Strange, but the union never has the courage to bring up the mystery surrounding Stern’s salary. Many owners don’t even know what Stern makes. “I’d say three or less know,” one NBA owner told Yahoo! Sports. Several believe it’s somewhere in the range of $20 million to $23 million a year, but no one knows for sure. Maybe it’s more than that, but the fact that some owners don’t know the answer is beyond belief.

Mostly, it speaks to the authoritarian culture created within the league office, and how Stern carries it out through the NBA. Some younger owners have been warned to never push the issue with him, never ask, because it’s simply unadvisable to get on the wrong side of the commissioner.

Everyone is so scared of Stern. They want to work in the league again, and know he has the power to crush them. This is part of the reason so many are watching Players Association president Derek Fisher(notes) closely now. Will he ever come out swinging at Stern? After all, from owners to team executives to agents, everyone knows the dirty little secret of that job. Play ball with Stern in labor talks, and history shows the league will take care of you.

Bob Lanier has been on scholarship as an NBA ambassador for two decades. Isiah Thomas was given part ownership and the general manager's job with the expansion Toronto Raptors. When that imploded, Thomas landed a league-sanctioned analyst’s job for NBC. Lanier and Thomas were smart and tough in processes, but Stern’s message is hard to miss. Eventually, you’ll all work for us again.

After retiring with the Detroit Pistons, Michael Curry scored a job as the NBA’s vice president of basketball operations. Antonio Davis has an NBA television job. In labor talks, they were considered the enemy, but the underlying message for everyone in that job is unmistakable. Don’t push Stern too hard, don’t go nuclear. It goes on and on.

So, yes, everyone waits on Fisher now. He has big aspirations post-basketball, big possibilities. Stern knows it, too. It’s no accident that Stern’s deputy, Adam Silver, fawns over Fisher in stories. Oh, it’s so great to have him across the negotiating table. Yes, that’s just what the union rank and file should want to hear.

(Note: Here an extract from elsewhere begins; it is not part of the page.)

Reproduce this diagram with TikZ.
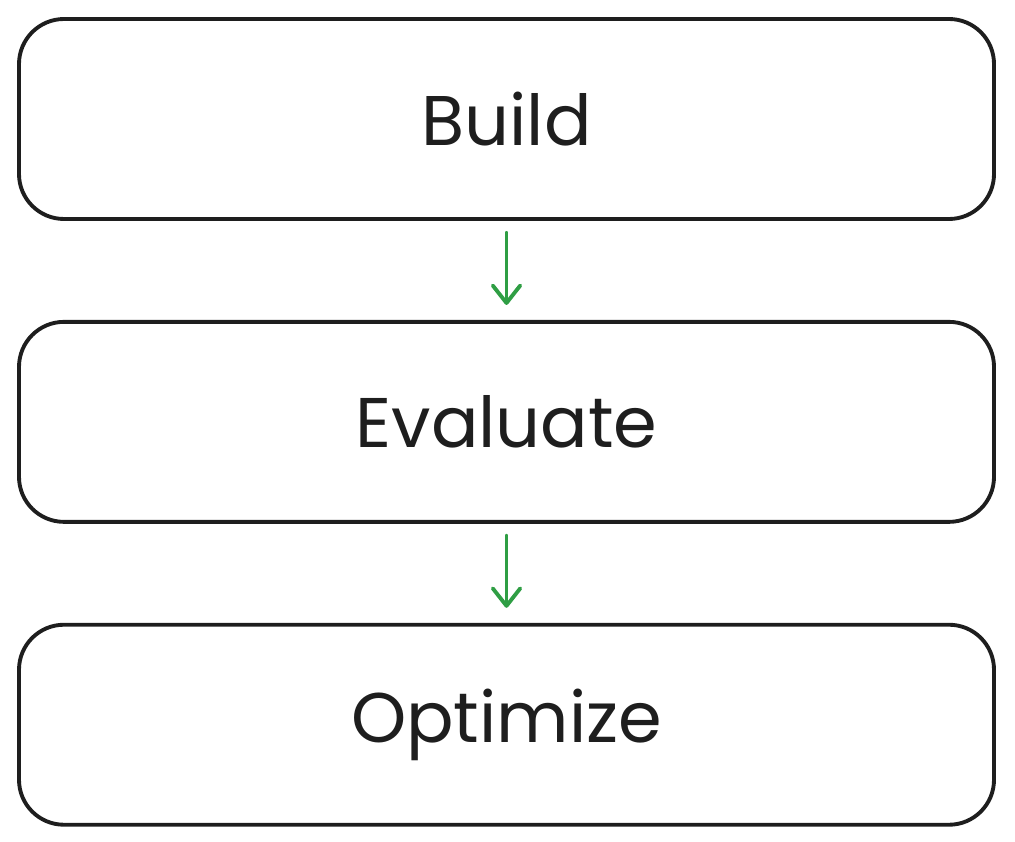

Will Fisher ever try throwing haymakers with the commissioner? He’s the consummate politician, but reason will get the union nowhere with these owners. The NBA doesn’t want negotiation, it wants capitulation. That’s why Monday’s talks were a waste of time, why nothing will happen until November and December when the players start missing checks. That’s when these owners – whatever they pay Stern – expect him to come for the kill, come to take everything back. If the players put up a fight, there’s no basketball this season. And that will be on David Stern, always and forever. There’s a case to be made in public now, the case of the commissioner, and now is the time to find out whether the union has the stomach for it.